THE MAN WHO HAD CUT HIS HAIR SHORT (DE MAN DIE ZIJN HAAR KORT LIET KNIPPEN)
(director/writer: André Delvaux; screenwriters: from the novel by Johan Daisne/Anna De Pagter; cinematographers: Ghislain Cloquet/Roland Delcour; editors: Suzanne Baron/R. Delferrière; music: Frédéric Devreese; cast: Senne Rouffaer (Govert Miereveld), Beata Tyszkiewicz (Fran Vreenman), Hector Camerlynck (Prof. Mato), Paul S’Jongers (Mato’s assistant), Hilde Uitterlinden(Beps), Annemarie va Dijck(Corra), François Bernard(Judge Brantink), Hilda van Roose(Teacher Freken); Runtime: 94; MPAA Rating: NR; producers: Jos Op de Beeck/Paul Louyet; EMI-PAL format; 1966-France/Belgium-in French with English subtitles)
“As good a study of man’s restless and abnormal nature that I have ever encountered in movies.“
Reviewed by Dennis Schwartz
Adapted from a Lolita-like novel by Flemish writer Johan Daisne. This is the directorial debut of the great Belgian filmmaker André Delvaux (“Belle”/”Appointment in Bray”/” L’oeuvre au noir“), which comes when he was a mature 40-year-old. Delvaux is grounded in both Belgium’s diverse Flemish and French cultures, as he was born in a Flemish speaking part of Belgium and entered a French-speaking school at an early age.

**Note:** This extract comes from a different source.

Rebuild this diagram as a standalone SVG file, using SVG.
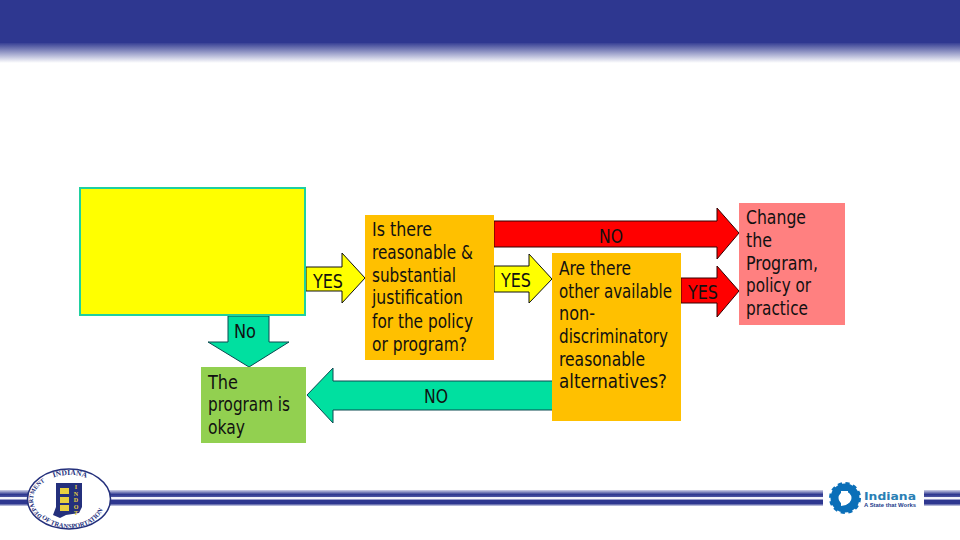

Delvaux tells a devilish psychological/phantasmagorical story about the hapless timid middle-aged married school teacher/lawyer Govert Miereveld (Senne Rouffaer, who was 28 at the time), who becomes obsessed with a beautiful mature teenage graduating drama school coed named Fran Vreenman (Beata Tyszkiewicz) and becomes unhinged that he’ll never see her again after attending the graduation ceremonies. Govert dreams of meeting Fran again and telling her of his secret love, and because she’s no longer a student decides to pursue his law career instead of teaching at the girls’ school. Many years pass and Fran becomes a famous singer, while Govert’s a failure as a trial lawyer and is forced to take a lower-grade job as a court clerk. One day Professor Mato (Hector Camerlynck), the medical examiner, invites Govert to observe an autopsy he will conduct out-of-town in a rural village with his assistant (Paul S’Jongers), whose purpose is to identify if the drowned body washed ashore was indeed that of a missing bank manager. The frightful autopsy pushes the fragile Govert traumatically over the edge. When forced to stay over at night, in a nearby city, he by chance meets the popular singer who is performing in town and staying in the same hotel. Govert intends to tell Fran of his secret love he’s been harboring all these years, after watching her performance, but at their meeting in her room things change dramatically when she tells him her dark secrets. With one shock too many for Govert, he goes over the edge and ends up in a mental institution for attempting to kill her. While put away in the asylum, he despairs he’s been a failure as a father to his two children and to his loyal wife (Annemarie va Dijck). Govert also muses he would have been better off being a farmer or a carpenter, and not trying to use education to be something he had no great ability for.
Things are always kept ambiguous, so it’s difficult to ascertain what’s a figment of Govert’s disturbed mind or what’s really happening. Told from the beginning through a flashback when our hero is incarcerated in a mental asylum, it plays on the theme that we make ourselves unhappy chasing illusions, cause ourselves inner conflicts unnecessarily and cannot be content with our lot in life in this too vague of a world. The drama, of a gentle man suffering from schizophrenia, is brilliantly realized by a superbly moving performance by Senne Rouffaer, it’s gorgeously filmed in black and white, the storytelling is passionate, mesmerizing and intelligent, and the complex nature explored of how alienated the hypersensitive can become when left alone to their own psychological torments is well-worth telling. This uniquely presented unsettling film of a mentally fragile man trying to find and hold onto his identity is as good a study of man’s restless and abnormal nature that I have ever encountered in movies, and remains one of the great but little known films. Though highly acclaimed when re-evaluated by critics after it was rebuked at its theater release, it has unfortunately still been little seen outside of Belgium.
The title refers to Govert’s compulsive visits to the barber, as he’s bothered that he is always not clean enough from his childhood experiences and these visits indicate his encroaching madness and need for stimulation through a Vibromassage to make him feel like a whole person.